On Thu, 9 Apr 2020 at 09:34, Simon Matter simon.matter@invoca.ch wrote:
On Thu, 9 Apr 2020 at 08:40, Simon Matter via CentOS centos@centos.org wrote:
On Thu, Apr 09, 2020 at 11:06:45AM +0200, Nicolas Kovacs wrote:
Which leads me to the more general question of: enable CR on a production server, yes or no?
Not on production. Only for testing.
I'm not sure. Running production environments without CR enabled means you're running without current security updates for quite some time. Seems a bad and risky idea to me.
Like most things in the world, there is no single answer which will satisfy all the different demands that all the environments have. You have to weigh what each environment needs in terms of confidentiality, availability,
and
integrity (or whatever 3 or 4 letter acronym your site uses) then answer if it is a good idea or not. If you need high availability, then you are going to set things up where testing is done first then roll out of updates is done. If you need high confidentiality, you may push out security updates more and if you need high integrity, well you probably make the waterfall model look simple in what you have to do to make sure anything changes anywhere.

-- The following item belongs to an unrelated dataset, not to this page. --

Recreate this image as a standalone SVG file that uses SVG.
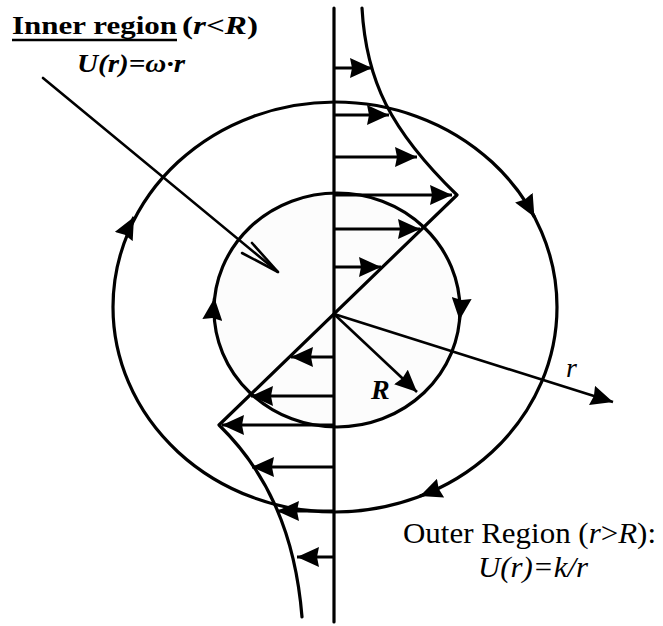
<svg xmlns="http://www.w3.org/2000/svg" width="663" height="626" viewBox="0 0 663 626">
<style>
.ln{fill:none;stroke:#000;stroke-width:3.2;stroke-linecap:round;stroke-linejoin:round}
.thin{fill:none;stroke:#000;stroke-width:2.6;stroke-linecap:round}
.ar{fill:none;stroke:#000;stroke-width:3.2;marker-end:url(#ah)}
.t{font-family:"Liberation Serif","Times New Roman",serif;fill:#000}
</style>
<defs>
<marker id="ah" viewBox="0 0 22 20" refX="22" refY="10" markerWidth="22" markerHeight="20" markerUnits="userSpaceOnUse" orient="auto">
<path d="M0,0 L22,10 L0,20 L2,10 z" fill="#000"/>
</marker>
</defs>
<rect width="663" height="626" fill="#fff"/>

<g id="inner-circle">
<ellipse cx="337" cy="310" rx="123" ry="117" class="ln" style="fill:#fcfcfc"/>
</g>
<g id="outer-circle">
<ellipse cx="335" cy="307" rx="222" ry="205" class="ln"/>
</g>
<g id="axis">
<line x1="334" y1="8" x2="334" y2="622" class="ln"/>
</g>
<g id="profile">
<path d="M362 8 C366 80 390 130 457 195 L219 425 C265 470 295 530 302 617" class="ln"/>
</g>

<g id="connectors">
<g id="velocity-arrows">
<line x1="334" y1="68" x2="372" y2="68" class="ar"/>
<line x1="334" y1="115" x2="389" y2="115" class="ar"/>
<line x1="334" y1="157" x2="417" y2="157" class="ar"/>
<line x1="334" y1="195" x2="452" y2="195" class="ar"/>
<line x1="334" y1="229" x2="420" y2="229" class="ar"/>
<line x1="334" y1="267" x2="381" y2="267" class="ar"/>
<line x1="334" y1="357" x2="291" y2="357" class="ar"/>
<line x1="334" y1="396" x2="251" y2="396" class="ar"/>
<line x1="334" y1="425" x2="222" y2="425" class="ar"/>
<line x1="334" y1="467" x2="252" y2="467" class="ar"/>
<line x1="334" y1="511" x2="277" y2="511" class="ar"/>
<line x1="334" y1="557" x2="297" y2="557" class="ar"/>
</g>
<g id="rotation-arrows">
<path d="M131.7 221.4 L134 217" class="ar"/>
<path d="M532 212.6 L534.4 217" class="ar"/>
<path d="M424.7 494.2 L420 496" class="ar"/>
<path d="M214 303 L214.5 298" class="ar"/>
<path d="M460 315 L459.5 320" class="ar"/>
</g>
<g id="radius-arrows">
<line x1="334" y1="314" x2="417" y2="392" class="ar" style="stroke-width:2.6"/>
<line x1="334" y1="314" x2="613" y2="402" class="ar" style="stroke-width:2.6"/>
</g>
<g id="pointer">
<line x1="43" y1="78" x2="278" y2="272" class="thin"/>
<polyline points="252,243 278,272 242,253" class="thin"/>
</g>
</g>

<g id="label-inner">
<text x="12" y="34" class="t" font-size="25" font-weight="bold" textLength="165" lengthAdjust="spacingAndGlyphs">Inner region</text>
<line x1="12" y1="40" x2="177" y2="40" stroke="#000" stroke-width="2.5"/>
<text x="182" y="34" class="t" font-size="25" font-weight="bold" textLength="76" lengthAdjust="spacingAndGlyphs">(<tspan font-style="italic">r</tspan>&lt;<tspan font-style="italic">R</tspan>)</text>
<text x="77" y="72" class="t" font-size="25" font-weight="bold" font-style="italic" textLength="108" lengthAdjust="spacingAndGlyphs">U(r)=ω·r</text>
</g>
<g id="label-outer">
<text x="403" y="543" class="t" font-size="30" textLength="253" lengthAdjust="spacingAndGlyphs">Outer Region (<tspan font-style="italic">r</tspan>&gt;<tspan font-style="italic">R</tspan>):</text>
<text x="478" y="577" class="t" font-size="29" font-style="italic" textLength="110" lengthAdjust="spacingAndGlyphs">U(r)=k/r</text>
</g>
<g id="label-r">
<text x="566" y="377" class="t" font-size="28" font-style="italic">r</text>
</g>
<g id="label-R">
<text x="371" y="399" class="t" font-size="28" font-weight="bold" font-style="italic">R</text>
</g>
</svg>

My reply was to the answer "Not on production. Only for testing.".
I didn't go into detail because I thought it's obvious that it's not so easy. I didn't mean to blindly feed all CR updates to production
One thing I have learned in mailing lists is that it isn't always obvious and there is rarely anything which meets common sense. I have dealt with too many policies set at some site because the person read a comment on email/reddit/stack-overflow and didn't see the obvious nature of something. Instead they decided that the short nature was the MUST do and end up with replicating things which the original poster did not expect.
Or sometimes happens someone does believe that it is as simple as they stated and no matter what they turn on CR for every system (or turn off all updates or whatever simple solution they expound as being the one true solution.)
That said, I should have asked what you meant by that versus going for a high-horse response on my own. I apologize.